Hervé Fischer: « mon exposition au MNAM, Centre
Pompidou, 15 juin-11 septembre 2017, m’impose une
relecture inattendue de mon œuvre. »
Étrange expérience existentielle que de sortir du bois (je vis au Québec, dans les Laurentides) et de me retrouver sous les phares de l’actualité parisienne. Étrange expérience que de voir ma démarche d’art sociologique, autant dire ma vie, mes émotions, mes méditations exposées aux yeux de tous dans l’une des plus importantes institutions d’art contemporain au monde. Mais ce fut aussi, en soi, une expérience
pleinement sociologique. Elle m’a fait prendre conscience de la distance psychique que j’ai parcourue depuis mon émigration au Québec au début des années 1980.

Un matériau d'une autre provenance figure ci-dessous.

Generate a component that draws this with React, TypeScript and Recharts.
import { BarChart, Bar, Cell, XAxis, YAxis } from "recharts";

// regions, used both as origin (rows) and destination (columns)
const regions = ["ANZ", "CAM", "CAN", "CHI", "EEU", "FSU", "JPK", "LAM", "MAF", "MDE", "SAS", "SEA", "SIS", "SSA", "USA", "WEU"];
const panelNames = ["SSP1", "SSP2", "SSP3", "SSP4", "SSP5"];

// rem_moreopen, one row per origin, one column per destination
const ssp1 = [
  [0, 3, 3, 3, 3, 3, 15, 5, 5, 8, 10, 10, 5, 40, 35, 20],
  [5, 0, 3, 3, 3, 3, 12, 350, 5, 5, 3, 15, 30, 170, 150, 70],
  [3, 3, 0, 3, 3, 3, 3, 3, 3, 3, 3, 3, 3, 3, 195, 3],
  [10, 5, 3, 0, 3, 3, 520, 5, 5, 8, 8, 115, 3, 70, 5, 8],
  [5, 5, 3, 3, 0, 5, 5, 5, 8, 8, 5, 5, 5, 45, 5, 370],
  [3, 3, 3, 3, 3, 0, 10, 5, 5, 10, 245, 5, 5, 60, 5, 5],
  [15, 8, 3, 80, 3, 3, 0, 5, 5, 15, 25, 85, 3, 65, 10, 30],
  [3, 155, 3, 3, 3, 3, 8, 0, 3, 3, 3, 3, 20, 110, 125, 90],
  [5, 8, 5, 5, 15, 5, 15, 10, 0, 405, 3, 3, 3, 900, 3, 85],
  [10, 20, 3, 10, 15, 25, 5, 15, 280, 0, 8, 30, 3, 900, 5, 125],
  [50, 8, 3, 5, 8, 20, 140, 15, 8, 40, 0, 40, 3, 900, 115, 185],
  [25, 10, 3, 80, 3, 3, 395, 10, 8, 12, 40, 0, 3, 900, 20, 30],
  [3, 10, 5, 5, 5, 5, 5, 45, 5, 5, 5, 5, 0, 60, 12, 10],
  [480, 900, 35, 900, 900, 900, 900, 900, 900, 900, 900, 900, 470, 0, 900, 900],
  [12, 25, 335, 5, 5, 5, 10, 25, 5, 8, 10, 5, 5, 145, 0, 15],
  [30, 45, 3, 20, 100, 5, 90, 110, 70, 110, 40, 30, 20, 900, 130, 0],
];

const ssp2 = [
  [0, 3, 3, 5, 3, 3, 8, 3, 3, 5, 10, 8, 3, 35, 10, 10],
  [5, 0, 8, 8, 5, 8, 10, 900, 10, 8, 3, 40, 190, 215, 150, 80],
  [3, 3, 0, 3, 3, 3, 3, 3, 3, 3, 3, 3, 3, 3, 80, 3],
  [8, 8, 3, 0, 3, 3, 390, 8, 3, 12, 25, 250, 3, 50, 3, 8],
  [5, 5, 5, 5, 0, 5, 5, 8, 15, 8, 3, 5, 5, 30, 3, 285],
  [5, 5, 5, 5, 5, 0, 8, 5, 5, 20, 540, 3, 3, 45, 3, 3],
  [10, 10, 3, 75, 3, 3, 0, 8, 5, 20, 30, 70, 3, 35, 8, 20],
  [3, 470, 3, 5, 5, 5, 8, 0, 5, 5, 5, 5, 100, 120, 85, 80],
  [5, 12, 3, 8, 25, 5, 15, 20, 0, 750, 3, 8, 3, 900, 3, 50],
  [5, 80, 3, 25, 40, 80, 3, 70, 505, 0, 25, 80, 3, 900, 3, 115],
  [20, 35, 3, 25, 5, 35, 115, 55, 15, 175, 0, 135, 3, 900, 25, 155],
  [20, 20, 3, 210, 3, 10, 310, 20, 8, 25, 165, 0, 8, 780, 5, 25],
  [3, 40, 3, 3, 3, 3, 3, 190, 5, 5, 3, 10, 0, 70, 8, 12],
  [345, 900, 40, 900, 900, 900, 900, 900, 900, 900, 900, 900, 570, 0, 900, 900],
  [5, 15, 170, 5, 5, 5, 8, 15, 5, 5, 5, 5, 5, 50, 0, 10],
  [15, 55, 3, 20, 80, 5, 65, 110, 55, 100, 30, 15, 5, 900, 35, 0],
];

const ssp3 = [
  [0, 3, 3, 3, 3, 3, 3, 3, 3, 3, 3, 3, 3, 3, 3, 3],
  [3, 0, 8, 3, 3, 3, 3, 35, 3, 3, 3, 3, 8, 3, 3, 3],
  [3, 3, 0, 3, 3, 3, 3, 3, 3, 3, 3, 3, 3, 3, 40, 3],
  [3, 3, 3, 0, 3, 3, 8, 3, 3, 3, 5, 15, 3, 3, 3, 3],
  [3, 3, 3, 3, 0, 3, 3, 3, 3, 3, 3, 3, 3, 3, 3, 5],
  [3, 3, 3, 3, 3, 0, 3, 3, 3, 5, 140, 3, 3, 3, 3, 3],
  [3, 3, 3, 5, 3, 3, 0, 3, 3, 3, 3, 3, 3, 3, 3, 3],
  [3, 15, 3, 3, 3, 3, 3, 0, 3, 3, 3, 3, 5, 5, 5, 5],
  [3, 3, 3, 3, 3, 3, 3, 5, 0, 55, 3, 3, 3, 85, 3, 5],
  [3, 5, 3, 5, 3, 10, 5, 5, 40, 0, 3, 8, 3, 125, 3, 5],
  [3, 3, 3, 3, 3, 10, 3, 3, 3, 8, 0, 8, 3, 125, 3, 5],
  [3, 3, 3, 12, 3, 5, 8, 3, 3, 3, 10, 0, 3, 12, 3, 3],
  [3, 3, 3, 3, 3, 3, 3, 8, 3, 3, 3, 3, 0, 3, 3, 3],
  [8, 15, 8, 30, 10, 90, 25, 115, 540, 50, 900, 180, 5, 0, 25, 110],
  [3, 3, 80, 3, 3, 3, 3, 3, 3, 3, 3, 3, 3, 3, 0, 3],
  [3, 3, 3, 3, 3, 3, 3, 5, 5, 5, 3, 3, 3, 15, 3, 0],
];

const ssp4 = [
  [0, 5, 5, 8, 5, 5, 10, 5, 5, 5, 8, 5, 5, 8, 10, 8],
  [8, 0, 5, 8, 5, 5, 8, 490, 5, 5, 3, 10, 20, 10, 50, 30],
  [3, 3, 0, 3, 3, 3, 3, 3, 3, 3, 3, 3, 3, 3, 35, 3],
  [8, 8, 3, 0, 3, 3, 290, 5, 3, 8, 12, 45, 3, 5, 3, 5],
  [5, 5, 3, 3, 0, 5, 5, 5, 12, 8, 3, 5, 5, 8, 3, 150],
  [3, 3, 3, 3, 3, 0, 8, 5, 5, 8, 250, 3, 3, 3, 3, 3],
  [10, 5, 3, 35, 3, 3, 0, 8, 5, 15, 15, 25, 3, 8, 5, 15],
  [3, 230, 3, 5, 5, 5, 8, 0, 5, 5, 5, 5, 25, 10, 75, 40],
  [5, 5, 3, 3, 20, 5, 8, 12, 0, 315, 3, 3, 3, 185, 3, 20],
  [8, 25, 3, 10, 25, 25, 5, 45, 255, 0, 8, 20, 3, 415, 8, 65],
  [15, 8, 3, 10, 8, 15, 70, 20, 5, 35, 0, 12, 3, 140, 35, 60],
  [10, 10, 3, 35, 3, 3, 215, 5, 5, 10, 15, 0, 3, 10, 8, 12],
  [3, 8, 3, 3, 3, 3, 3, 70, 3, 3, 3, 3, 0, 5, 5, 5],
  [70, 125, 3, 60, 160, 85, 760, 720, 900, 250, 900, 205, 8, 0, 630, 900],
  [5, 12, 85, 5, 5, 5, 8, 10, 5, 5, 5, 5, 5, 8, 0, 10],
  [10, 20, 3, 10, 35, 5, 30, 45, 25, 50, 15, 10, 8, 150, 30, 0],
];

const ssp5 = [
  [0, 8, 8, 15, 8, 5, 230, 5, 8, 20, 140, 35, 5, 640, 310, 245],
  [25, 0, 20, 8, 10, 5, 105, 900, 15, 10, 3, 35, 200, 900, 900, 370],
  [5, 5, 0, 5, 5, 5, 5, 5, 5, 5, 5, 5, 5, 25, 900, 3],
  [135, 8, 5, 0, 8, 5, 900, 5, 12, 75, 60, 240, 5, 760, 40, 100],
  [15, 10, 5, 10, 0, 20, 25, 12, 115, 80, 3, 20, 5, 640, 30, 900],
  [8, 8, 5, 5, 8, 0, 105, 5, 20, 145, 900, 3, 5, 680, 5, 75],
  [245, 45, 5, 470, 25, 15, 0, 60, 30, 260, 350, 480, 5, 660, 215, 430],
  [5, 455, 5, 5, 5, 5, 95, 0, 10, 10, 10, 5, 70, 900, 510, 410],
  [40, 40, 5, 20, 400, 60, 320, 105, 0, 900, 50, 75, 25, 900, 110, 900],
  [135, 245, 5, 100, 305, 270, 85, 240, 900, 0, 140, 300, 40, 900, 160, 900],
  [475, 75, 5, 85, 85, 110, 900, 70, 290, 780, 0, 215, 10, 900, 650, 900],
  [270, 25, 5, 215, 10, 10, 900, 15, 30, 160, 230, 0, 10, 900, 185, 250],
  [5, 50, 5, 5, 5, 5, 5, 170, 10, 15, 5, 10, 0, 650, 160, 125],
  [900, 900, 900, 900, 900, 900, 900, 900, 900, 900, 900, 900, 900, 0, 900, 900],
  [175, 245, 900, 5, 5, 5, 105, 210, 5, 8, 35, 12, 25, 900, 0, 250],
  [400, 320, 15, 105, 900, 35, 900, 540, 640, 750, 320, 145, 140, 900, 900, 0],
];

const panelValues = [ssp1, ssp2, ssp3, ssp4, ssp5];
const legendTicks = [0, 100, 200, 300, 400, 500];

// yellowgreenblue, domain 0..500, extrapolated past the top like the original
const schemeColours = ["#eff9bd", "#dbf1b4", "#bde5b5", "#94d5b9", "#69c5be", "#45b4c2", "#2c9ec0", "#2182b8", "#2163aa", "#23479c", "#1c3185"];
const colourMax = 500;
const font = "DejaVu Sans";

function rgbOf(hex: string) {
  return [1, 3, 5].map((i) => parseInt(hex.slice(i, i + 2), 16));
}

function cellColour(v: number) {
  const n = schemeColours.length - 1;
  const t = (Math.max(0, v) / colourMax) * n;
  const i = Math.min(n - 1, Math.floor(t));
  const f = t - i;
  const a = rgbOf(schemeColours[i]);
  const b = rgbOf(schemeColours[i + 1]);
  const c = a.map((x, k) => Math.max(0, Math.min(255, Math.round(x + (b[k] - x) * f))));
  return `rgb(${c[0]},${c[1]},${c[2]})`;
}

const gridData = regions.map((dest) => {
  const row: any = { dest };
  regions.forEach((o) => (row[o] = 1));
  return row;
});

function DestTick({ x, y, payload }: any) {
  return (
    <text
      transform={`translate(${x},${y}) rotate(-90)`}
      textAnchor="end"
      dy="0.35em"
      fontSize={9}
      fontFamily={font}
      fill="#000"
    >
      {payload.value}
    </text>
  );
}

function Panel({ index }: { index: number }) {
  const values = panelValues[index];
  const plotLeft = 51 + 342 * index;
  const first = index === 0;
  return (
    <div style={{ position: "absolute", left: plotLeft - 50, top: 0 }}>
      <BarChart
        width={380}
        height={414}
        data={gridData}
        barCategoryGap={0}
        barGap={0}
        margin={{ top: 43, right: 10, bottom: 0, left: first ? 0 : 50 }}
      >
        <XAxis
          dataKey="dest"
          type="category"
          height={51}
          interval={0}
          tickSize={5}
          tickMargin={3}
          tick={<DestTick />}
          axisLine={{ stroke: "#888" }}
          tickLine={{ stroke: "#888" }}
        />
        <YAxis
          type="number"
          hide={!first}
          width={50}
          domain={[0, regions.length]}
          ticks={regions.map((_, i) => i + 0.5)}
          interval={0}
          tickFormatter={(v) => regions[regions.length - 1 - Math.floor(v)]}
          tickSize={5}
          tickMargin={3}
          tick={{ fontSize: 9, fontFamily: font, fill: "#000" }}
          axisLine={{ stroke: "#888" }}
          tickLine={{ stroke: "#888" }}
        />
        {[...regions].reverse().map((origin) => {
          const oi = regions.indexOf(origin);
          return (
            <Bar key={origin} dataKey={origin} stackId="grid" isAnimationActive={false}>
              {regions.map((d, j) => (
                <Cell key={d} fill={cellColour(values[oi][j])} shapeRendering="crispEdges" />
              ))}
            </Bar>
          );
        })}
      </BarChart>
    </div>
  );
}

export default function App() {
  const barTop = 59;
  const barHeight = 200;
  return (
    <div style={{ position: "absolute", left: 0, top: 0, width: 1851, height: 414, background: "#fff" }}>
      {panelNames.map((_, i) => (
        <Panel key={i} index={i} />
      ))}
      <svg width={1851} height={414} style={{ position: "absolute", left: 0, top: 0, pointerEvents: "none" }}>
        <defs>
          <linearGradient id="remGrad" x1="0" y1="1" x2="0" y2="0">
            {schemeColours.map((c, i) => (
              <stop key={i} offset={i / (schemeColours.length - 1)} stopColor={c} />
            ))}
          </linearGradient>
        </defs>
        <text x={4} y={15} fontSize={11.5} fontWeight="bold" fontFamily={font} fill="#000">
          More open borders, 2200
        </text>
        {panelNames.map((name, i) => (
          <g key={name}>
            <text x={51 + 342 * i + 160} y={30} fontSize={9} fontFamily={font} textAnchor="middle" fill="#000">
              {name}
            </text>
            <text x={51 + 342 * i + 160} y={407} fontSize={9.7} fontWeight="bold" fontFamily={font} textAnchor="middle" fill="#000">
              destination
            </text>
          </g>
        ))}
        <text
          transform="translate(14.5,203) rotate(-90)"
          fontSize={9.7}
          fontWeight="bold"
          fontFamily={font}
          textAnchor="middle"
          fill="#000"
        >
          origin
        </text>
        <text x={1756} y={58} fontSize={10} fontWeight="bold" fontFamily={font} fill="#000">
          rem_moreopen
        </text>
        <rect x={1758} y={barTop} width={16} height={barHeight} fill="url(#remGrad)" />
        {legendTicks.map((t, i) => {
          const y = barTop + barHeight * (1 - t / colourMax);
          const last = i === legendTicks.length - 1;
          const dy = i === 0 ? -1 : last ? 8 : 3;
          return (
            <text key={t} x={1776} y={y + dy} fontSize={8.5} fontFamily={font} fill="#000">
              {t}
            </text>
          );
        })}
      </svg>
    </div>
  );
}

Quel n’a pas été mon étonnement, pour moi qui suis né à Paris en 1941 sous
l’occupation nazie, qui ai vécu une enfance mortifère à l’os, et qui en ai gardé une mémoire traumatisée, d’entendre tant de commentaires unanimes sur la “joie de vivre” qui rayonnerait de toutes parts dans mon œuvre. Cette posture étonne manifestement les intellectuels parisiens qui mesurent leur intelligence pénétrante à la toise de leur brillant pessimisme. J’ai donc redécouvert à Paris, dans le méli-mélo des ambitions, des discordes, des luttes mortelles d’ego, des stratégies médiatiques tordues, des soupçons et des hypocrisies, dans les chicanes intellectuelles et les dérives
psychiques théâtralisées tous les délices empoisonnés de la culture européenne.

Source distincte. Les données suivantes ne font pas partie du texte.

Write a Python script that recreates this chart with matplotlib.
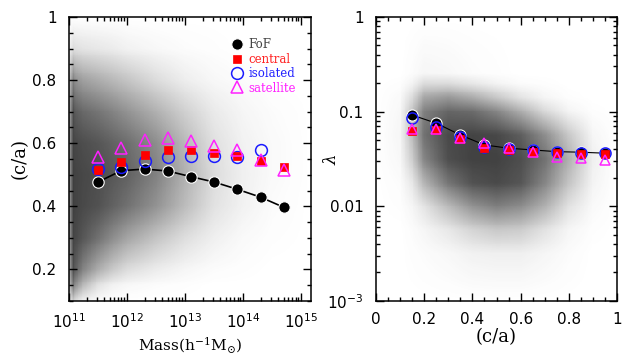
import numpy as np
import matplotlib
matplotlib.use("Agg")
import matplotlib.pyplot as plt
from matplotlib.colors import LinearSegmentedColormap
from matplotlib.ticker import MultipleLocator, LogLocator, FixedLocator, FixedFormatter, NullFormatter

plt.rcParams['mathtext.fontset'] = 'dejavuserif'

# ---------------- Left panel data: (c/a) vs mass ----------------
mass_bins = [3.16e11, 7.94e11, 2.0e12, 5.0e12, 1.26e13, 3.16e13, 7.94e13, 2.0e14, 5.0e14]
ca_fof = [0.477, 0.513, 0.518, 0.512, 0.494, 0.477, 0.454, 0.429, 0.397]
ca_central = [0.516, 0.540, 0.564, 0.577, 0.577, 0.568, 0.558, 0.543, 0.524]
mass_isolated = [3.16e11, 7.94e11, 2.0e12, 5.0e12, 1.26e13, 3.16e13, 7.94e13, 2.0e14]
ca_isolated = [0.517, 0.524, 0.543, 0.556, 0.558, 0.558, 0.556, 0.577]
ca_satellite = [0.556, 0.586, 0.610, 0.618, 0.608, 0.591, 0.577, 0.547, 0.515]

# density (darkness 0..1) of the halo cloud
cloud_logm = [11.0, 11.07, 11.12, 11.25, 11.5, 11.75, 12.0, 12.5, 13.0, 13.5, 14.0, 14.5, 15.2]
cloud_ca = [0.1, 0.15, 0.2, 0.3, 0.4, 0.5, 0.6, 0.7, 0.8, 0.9, 1.0]
cloud_left = [
    [0.05, 0.25, 0.15, 0.06, 0.02, 0.01, 0.00, 0.00, 0.00, 0.00, 0.00, 0.00, 0.00],
    [0.25, 0.70, 0.55, 0.35, 0.15, 0.07, 0.04, 0.02, 0.01, 0.00, 0.00, 0.00, 0.00],
    [0.35, 0.90, 0.80, 0.62, 0.42, 0.28, 0.18, 0.10, 0.05, 0.02, 0.01, 0.00, 0.00],
    [0.40, 0.95, 0.92, 0.85, 0.72, 0.58, 0.46, 0.30, 0.17, 0.08, 0.03, 0.01, 0.00],
    [0.40, 0.97, 0.95, 0.92, 0.88, 0.80, 0.72, 0.55, 0.34, 0.15, 0.07, 0.02, 0.00],
    [0.40, 0.97, 0.95, 0.93, 0.90, 0.85, 0.80, 0.64, 0.40, 0.18, 0.08, 0.03, 0.00],
    [0.40, 0.95, 0.93, 0.90, 0.86, 0.80, 0.74, 0.58, 0.36, 0.16, 0.07, 0.03, 0.00],
    [0.35, 0.90, 0.82, 0.76, 0.70, 0.63, 0.55, 0.40, 0.24, 0.11, 0.05, 0.02, 0.00],
    [0.25, 0.65, 0.55, 0.48, 0.42, 0.36, 0.30, 0.18, 0.09, 0.04, 0.02, 0.00, 0.00],
    [0.06, 0.18, 0.16, 0.14, 0.12, 0.10, 0.07, 0.04, 0.02, 0.01, 0.00, 0.00, 0.00],
    [0.00, 0.00, 0.00, 0.00, 0.00, 0.00, 0.00, 0.00, 0.00, 0.00, 0.00, 0.00, 0.00],
]

# ---------------- Right panel data: lambda vs (c/a) ----------------
ca_bins = [0.15, 0.25, 0.35, 0.45, 0.55, 0.65, 0.75, 0.85, 0.95]
lam_fof = [0.092, 0.0755, 0.0567, 0.0445, 0.0411, 0.0394, 0.0378, 0.0373, 0.0364]
lam_isolated = [0.085, 0.0695, 0.0537, 0.0427, 0.0404, 0.0394, 0.0375, 0.0369, 0.0364]
lam_central = [0.063, 0.064, 0.0511, 0.0417, 0.0394, 0.0378, 0.0364, 0.0357, 0.0355]
lam_satellite = [0.065, 0.065, 0.0524, 0.0464, 0.0411, 0.0378, 0.0335, 0.0322, 0.0312]

cloud_x = [0.0, 0.1, 0.15, 0.2, 0.3, 0.4, 0.5, 0.6, 0.7, 0.8, 0.9, 1.0]
cloud_loglam = [-3.0, -2.5, -2.25, -2.0, -1.75, -1.5, -1.25, -1.0, -0.85, -0.7, -0.6, 0.0]
cloud_right = [
    [0, 0, 0, 0, 0, 0, 0, 0, 0, 0, 0, 0],
    [0, 0, 0.01, 0.02, 0.04, 0.07, 0.08, 0.08, 0.05, 0.02, 0, 0],
    [0, 0, 0.02, 0.05, 0.12, 0.22, 0.28, 0.26, 0.15, 0.05, 0.01, 0],
    [0, 0.01, 0.05, 0.14, 0.35, 0.55, 0.65, 0.58, 0.40, 0.15, 0.03, 0],
    [0, 0.02, 0.12, 0.38, 0.70, 0.88, 0.92, 0.86, 0.62, 0.30, 0.06, 0],
    [0, 0.04, 0.25, 0.62, 0.90, 0.96, 0.96, 0.90, 0.72, 0.40, 0.08, 0],
    [0, 0.05, 0.33, 0.72, 0.92, 0.95, 0.93, 0.82, 0.58, 0.28, 0.05, 0],
    [0, 0.04, 0.30, 0.65, 0.78, 0.75, 0.62, 0.42, 0.20, 0.06, 0.01, 0],
    [0, 0.03, 0.18, 0.45, 0.52, 0.42, 0.28, 0.14, 0.05, 0.01, 0, 0],
    [0, 0.01, 0.06, 0.18, 0.18, 0.12, 0.06, 0.02, 0.01, 0, 0, 0],
    [0, 0, 0.02, 0.05, 0.04, 0.02, 0.01, 0, 0, 0, 0, 0],
    [0, 0, 0, 0, 0, 0, 0, 0, 0, 0, 0, 0],
]

cloud_cmap = LinearSegmentedColormap.from_list("cloud", ["#ffffff", "#3a3a3a"])


def smooth_field(xs, ys, grid, nx=300, ny=300):
    """Bilinear resampling of the coarse density table onto a fine mesh."""
    xs = np.asarray(xs, float)
    ys = np.asarray(ys, float)
    grid = np.asarray(grid, float)
    fx = np.linspace(xs[0], xs[-1], nx)
    fy = np.linspace(ys[0], ys[-1], ny)
    rows = np.array([np.interp(fx, xs, r) for r in grid])
    fine = np.array([np.interp(fy, ys, rows[:, j]) for j in range(nx)]).T
    return fx, fy, fine


fig = plt.figure(figsize=(6.31, 3.56), dpi=100)
axL = fig.add_axes([0.1094, 0.1545, 0.3835, 0.7978])
axR = fig.add_axes([0.5959, 0.1545, 0.3820, 0.7978])

label_font = dict(family='DejaVu Serif', size=11)
ca_font = dict(family='DejaVu Serif', size=13)


def style(ax):
    ax.tick_params(which='both', direction='in', top=True, right=True, width=1.0)
    ax.tick_params(which='major', length=6, labelsize=11)
    ax.tick_params(axis='y', which='major', pad=9)
    ax.tick_params(axis='x', which='major', pad=8)
    ax.tick_params(which='minor', length=3)
    for s in ax.spines.values():
        s.set_linewidth(1.1)


# ---- Left panel ----
fx, fy, fine = smooth_field(cloud_logm, cloud_ca, cloud_left)
axL.pcolormesh(10 ** fx, fy, fine, shading='nearest', cmap=cloud_cmap, vmin=0, vmax=1,
               rasterized=True, zorder=0)
axL.set_xscale('log')
axL.set_xlim(1e11, 10 ** 15.17)
axL.set_ylim(0.1, 1.0)

axL.plot(mass_bins, ca_fof, '-', color='black', lw=1.2, zorder=3)
hF, = axL.plot(mass_bins, ca_fof, 'o', ms=8.2, mfc='black', mec='white', mew=0.8, zorder=4, label='FoF')
hI, = axL.plot(mass_isolated, ca_isolated, 'o', ms=8.5, mfc='none', mec='#1a1aff', mew=1.1, zorder=5, label='isolated')
hC, = axL.plot(mass_bins, ca_central, 's', ms=6.0, mfc='#ff0000', mec='#ff0000', mew=0.5, zorder=6, label='central')
hS, = axL.plot(mass_bins, ca_satellite, '^', ms=8.0, mfc='none', mec='#ff22ff', mew=1.1, zorder=7, label='satellite')

axL.xaxis.set_major_locator(LogLocator(base=10, numticks=10))
axL.xaxis.set_minor_locator(LogLocator(base=10, subs=np.arange(2, 10), numticks=50))
axL.xaxis.set_minor_formatter(NullFormatter())
axL.yaxis.set_major_locator(FixedLocator([0.2, 0.4, 0.6, 0.8, 1.0]))
axL.yaxis.set_major_formatter(FixedFormatter(['0.2', '0.4', '0.6', '0.8', '1']))
axL.yaxis.set_minor_locator(MultipleLocator(0.05))
style(axL)
axL.set_xlabel(r'Mass(h$^{-1}$M$_{\odot}$)', **label_font, labelpad=3)
axL.set_ylabel('(c/a)', **ca_font)
axL.yaxis.set_label_coords(-0.165, 0.5)

leg = axL.legend(handles=[hF, hC, hI, hS], loc='upper left', bbox_to_anchor=(0.64, 0.95),
                 frameon=False, handlelength=1.0, handletextpad=0.5, labelspacing=0.12,
                 borderpad=0.1, prop=dict(family='DejaVu Serif', size=8.5))
for t, c in zip(leg.get_texts(), ['#444444', '#ff2222', '#2222ff', '#ff22ff']):
    t.set_color(c)

# ---- Right panel ----
gx, gy, fine2 = smooth_field(cloud_x, cloud_loglam, cloud_right)
axR.pcolormesh(gx, 10 ** gy, fine2, shading='nearest', cmap=cloud_cmap, vmin=0, vmax=1,
               rasterized=True, zorder=0)
axR.set_yscale('log')
axR.set_xlim(0, 1)
axR.set_ylim(1e-3, 1)

axR.plot(ca_bins, lam_fof, '-', color='black', lw=0.8, zorder=3)
axR.plot(ca_bins, lam_fof, 'o', ms=8.0, mfc='black', mec='white', mew=0.8, zorder=4)
axR.plot(ca_bins, lam_isolated, 'o', ms=8.0, mfc='none', mec='#1a1aff', mew=1.1, zorder=5)
axR.plot(ca_bins, lam_central, 's', ms=5.8, mfc='#ff0000', mec='#ff0000', mew=0.5, zorder=6)
axR.plot(ca_bins, lam_satellite, '^', ms=7.5, mfc='none', mec='#ff22ff', mew=1.1, zorder=7)

axR.xaxis.set_major_locator(FixedLocator([0, 0.2, 0.4, 0.6, 0.8, 1.0]))
axR.xaxis.set_major_formatter(FixedFormatter(['0', '0.2', '0.4', '0.6', '0.8', '1']))
axR.xaxis.set_minor_locator(MultipleLocator(0.05))
axR.yaxis.set_major_locator(FixedLocator([1e-3, 1e-2, 1e-1, 1]))
axR.yaxis.set_major_formatter(FixedFormatter([r'$\mathdefault{10^{-3}}$', '0.01', '0.1', '1']))
axR.yaxis.set_minor_locator(LogLocator(base=10, subs=np.arange(2, 10), numticks=50))
axR.yaxis.set_minor_formatter(NullFormatter())
style(axR)
axR.set_xlabel('(c/a)', **ca_font, labelpad=1)
axR.set_ylabel(r'$\lambda$', size=12)
axR.yaxis.set_label_coords(-0.15, 0.5)

for ax in (axL, axR):
    for lab in ax.get_xticklabels() + ax.get_yticklabels():
        lab.set_family('DejaVu Sans')

fig.savefig('out.png', dpi=100)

Un monde qui m’est devenu étranger, au point de m’y sentir désadapté. On y goûte comme à une boisson épicée, mais le plaisir ne dure pas.
Je m’y suis retrouvé comme un « bon sauvage » débarqué en ville, dont la quasi naïveté étonne, mais crée aussi conséquemment des amitiés solides dont je m’honore. J’avais pourtant le sentiment que mon art expose clairement la critique parfois grinçante et l’ironie de l’art sociologique que m’inspire notre époque. Mais j’ai appris qu’on y trouve avant tout en Europe une expression de bonheur dont je n’avais pas conscience. Cette
nouvelle scène sociologique parisienne m’a donc imposé une relecture de mon travail à laquelle je réfléchis actuellement. Un artiste, un génie, ne devrait-il pas plutôt être un monstre comme Michel-Ange, Picasso, un malheureux comme Van Gogh, Soutine, etc. ? Suis-je un artiste naïf ? Un douanier Rousseau de l’art sociologique et du monde numérique qui me fascine ? Un philosophe trop apaisé pour demeurer créatif ? Ma
vérité est-elle dans le Vieux ou dans le Nouveau monde ? Voilà un questionnement qui pourrait me pousser plus loin dans mes retranchements.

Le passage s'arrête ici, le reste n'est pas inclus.